Tropical Storm Josephine is forecast to bend northeastward starting late Sunday, avoiding Florida with Bermuda in its sights.
As of 5pm on Saturday (August 15) she was located about 160 miles northeast of the northern Leeward Islands packing maximum sustained winds of 45mph and moving WNW at 17mph.
Current models show the storm will be downgraded to a tropical depression before it reaches Bermuda early Thursday.
As of midnight Tropical Storm Josephine was located at 20.1N 62.6W, approximately 741nm south of Bermuda moving WNW or 300 degrees at 12kt, with maximum winds at 40kt with gusts to 50kt.
According to the Bermuda Weather Service, the closest point of approach to Bermuda within 72 hrs (3 days) is forecast to be 244 nm to the SW of the island by 12 am on Wednesday, August 19.
However, this system may move closer to Bermuda after this time period depending upon its track.
Meanwhile, Tropical Storm Kyle passed to our distant north with Josephine still approaching the local area, although the storm is expected to weaken to “a remnant low before reaching our area”.
According to the National Hurricane Center: “Josephine is expected to cause storm-total rainfall of 1 to 3 inches over portions of the northern Leeward Islands, the Virgin Islands and Puerto Rico.
“Isolated minor flooding is possible in Puerto Rico through Monday.”
Josephine made its debut as a tropical storm Thursday morning in the mid-Atlantic as the earliest 10th named storm on record followed by Friday’s Kyle becoming the earliest 11th storm. Josephine upgraded from a tropical depression after convective patterns in the storm became more organized. Kyle skipped over the tropical-depression phase and went straight to tropical-storm status.
Two weather phenomenons are currently protecting Florida from tropical events. The first is a large trough of pressure that’s keeping the Sunshine State from living up to its name every afternoon. That trough is responsible for the intense afternoon thunderstorms during the past two weeks.
The second protective reason is the dry air from the Saharan Air Layer, which is forecast to further lessen Josephine’s power.
The Saharan Air Layer is a plume of beige dust that whips off the African continent every year and into the upper atmosphere. From there, it travels into the tropical Atlantic region. The dust acts as a hurricane shield to the area by absorbing moisture and disturbing the still air with wind shear. However, the SAL is expected to peak next week — meaning less dry dust will be occupying the air.

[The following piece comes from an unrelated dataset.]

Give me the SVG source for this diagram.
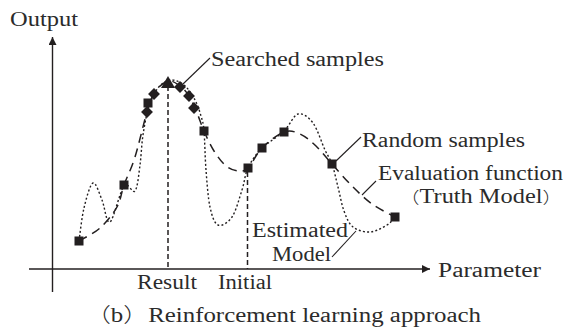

The season has now seen 11 named storms, including two hurricanes, as well as the short-lived Tropical Depression 10. Typically, the tenth (and now 11th) named storms of the year are identified around mid- to late-October, said Fox-35 meteorologist Glenn Richards. The average hurricane season has 12 named storms, but 2020 has proven it will not be an average season.
Tropical Storm Kyle headed out to sea on Saturday, while Tropical Storm Josephine continued on a northwesterly path where the Leeward Islands should be spared major impact. Neither storm should have an effect on Florida.
As of 5pm on Saturday, the National Hurricane Center said Kyle was located about 715 miles southwest of Cape Race, Newfoundland. Maximum sustained winds were reported at 50 miles per hour as the storm moved east-northeast away from the coast at 22 mph.
“Little change in strength is expected overnight, and gradual weakening is forecast to begin on Sunday,” the NHC reported.
“Kyle is expected to become post-tropical overnight or on Sunday.”